GALA: A
BOWED AFFINITY
Singapore
Conference Hall
Friday (25 July 2014 )
This review was published in The Straits Times on 28 July 2014 with the title "Emotional tribute to erhu virtuoso".
This
pair of concerts was supposed to have been legendary Chinese erhu virtuoso Min Hui Fen’s final
orchestral engagement. Unfortunately she died from a cerebral haemorrhage on 12
May in Shanghai at the age of 69 years. What would have
been a celebration of her artistry instead became a requiem and memorial.
Replacing
her was one of her finest pupils Liu Guang Yu. Alongside Singapore Chinese
Orchestra erhu principal Zhao Jian Hua,
also a student of hers, and her son the conductor Liu Ju on the podium, this
was to be more than a fitting tribute. Naturally concertante erhu works championed by Min were the
order of the day, but there were lots more to be served.
Liu
performed three erhu works, beginning with Hua Yan Jun’s well-known Reflections of the Moon on Erquan. His
was the instrumental personification of the human voice, heaving a breath,
whispering and then singing in this elegiac number that was the blind
composer’s meditation on a moonlit landscape.
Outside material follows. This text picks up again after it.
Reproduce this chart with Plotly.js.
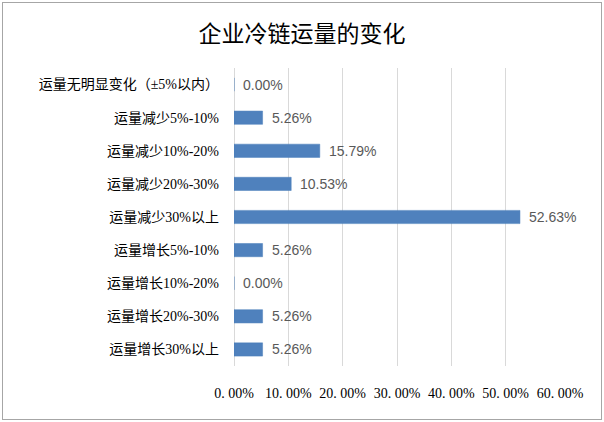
<!DOCTYPE html>
<html>
<head>
<meta charset="utf-8">
<script src="https://cdn.plot.ly/plotly-3.0.1.min.js"></script>
<style>
body{margin:0;padding:0;background:#fff;}
#wrap{position:relative;width:604px;height:422px;}
#chart{position:absolute;left:0;top:0;width:604px;height:422px;}
#frame{position:absolute;left:2px;top:2px;width:598px;height:416px;border:1px solid #a6a6a6;pointer-events:none;}
</style>
</head>
<body>
<div id="wrap"><div id="chart"></div><div id="frame"></div></div>
<script>
var categories = [
  "运量无明显变化（±5%以内）",
  "运量减少5%-10%",
  "运量减少10%-20%",
  "运量减少20%-30%",
  "运量减少30%以上",
  "运量增长5%-10%",
  "运量增长10%-20%",
  "运量增长20%-30%",
  "运量增长30%以上"
];
var values = [0.00, 5.26, 15.79, 10.53, 52.63, 5.26, 0.00, 5.26, 5.26];
var tickValues = [0, 10, 20, 30, 40, 50, 60];
var tickLabels = ["0. 00%", "10. 00%", "20. 00%", "30. 00%", "40. 00%", "50. 00%", "60. 00%"];
var titleText = "企业冷链运量的变化";

var trace = {
  type: "bar",
  orientation: "h",
  y: categories,
  x: values,
  width: 0.4,
  marker: {color: "#4f81bd", line: {color: "#4a7ebb", width: 0.5}},
  hoverinfo: "none"
};

var labelAnnotations = categories.map(function(c, i){
  return {
    x: values[i], y: c, xref: "x", yref: "y",
    text: values[i].toFixed(2) + "%",
    showarrow: false, xanchor: "left", yanchor: "middle",
    xshift: 7,
    font: {family: "Liberation Sans, Noto Sans CJK SC, sans-serif", size: 14, color: "#595959"}
  };
});

var layout = {
  width: 604,
  height: 422,
  margin: {l: 234, r: 44, t: 68, b: 56},
  paper_bgcolor: "#ffffff",
  plot_bgcolor: "#ffffff",
  showlegend: false,
  title: {
    text: titleText,
    x: 0.5, xref: "container", xanchor: "center",
    y: 32, yref: "container", yanchor: "middle",
    font: {family: "Noto Sans CJK SC, sans-serif", size: 23, color: "#000000", weight: 400}
  },
  annotations: labelAnnotations,
  xaxis: {
    range: [0, 60],
    tickvals: tickValues,
    ticktext: tickLabels,
    showgrid: true,
    gridcolor: "#d9d9d9",
    gridwidth: 1,
    zeroline: true,
    zerolinecolor: "#d9d9d9",
    showline: false,
    ticks: "",
    ticklabelstandoff: 17,
    tickfont: {family: "Liberation Serif, Noto Sans CJK SC, serif", size: 14, color: "#000000"},
    fixedrange: true
  },
  yaxis: {
    autorange: "reversed",
    showgrid: false,
    zeroline: false,
    showline: false,
    ticks: "",
    ticklabelstandoff: 14,
    tickfont: {family: "Liberation Serif, Noto Sans CJK SC, serif", size: 14, color: "#000000"},
    fixedrange: true
  },
  bargap: 0.6
};

Plotly.newPlot("chart", [trace], layout, {displayModeBar: false, staticPlot: true});
</script>
</body>
</html>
The orchestration was light,
sometimes just accompanied by a pipa,
allowing the erhu’s plaint to shine through.
Min’s
own arrangement of Aspiration of the
Honghu People was a patriotic work, full of martial fervour but tinged with
a sense of melancholy, before the inevitable rallying to arms against the
bogeymen Japanese. By the end of both works, the emotional Liu who swayed and
sashayed through the scores, was flushed with tears and perspiration. His
ingenious little scherzo entitled Ants
did much to relieve the angst.
Zhao
was assigned Yang Li Qing’s Song Of
Sadness, another sob story based on The
Wailing River, a melody used by Buddhist to square with the philosophy of
“living as suffering”. Overwrought emotions ruled, but it was Zhao’s flowing
cantabile that truly moved. As a pedagogue, the late-lamented Min truly left a
legacy.
The
balance of the concert was just as substantial, filled with mostly programmatic
works. Opening the evening was the ancient tune The Moon High Above, originally for erhu solo, orchestrated by Peng Xiu Wen. The music was ruminative,
evocative of nocturnal scenes before breaking into a quick dance and capped
with a rousing ending.
Young
Singaporean Wang Chen Wei’s Sisters’
Islands in its original guise for Chinese orchestra stood out of the pack
as it used the Indonesian pelog scale
in its melodies, which gave it a distinctive Nanyang flavour. Sumptuously
orchestrated, the work also employed marimba, wind machine and a blown conch
shell to depict the legend of the Singapore Straits.
Closing
the evening was Xin Hu Guang’s Gada
Meilin, an established battle classic originally scored for Western
orchestra. The Chinese orchestration by Liu Wen Jin is no less evocative,
especially the serene opening with xiao
and dizi solos and the section of
stampeding steeds down the Mongolian steppes. Slightly longer than
Tchaikovsky’s 1812 Overture, the work
nonetheless delivered with desired impact. An encore, the cheerful Hua Hao Yue Yuan (Beautiful Flowers, Round Moon)
dispelled all gloom and lifted the spirits.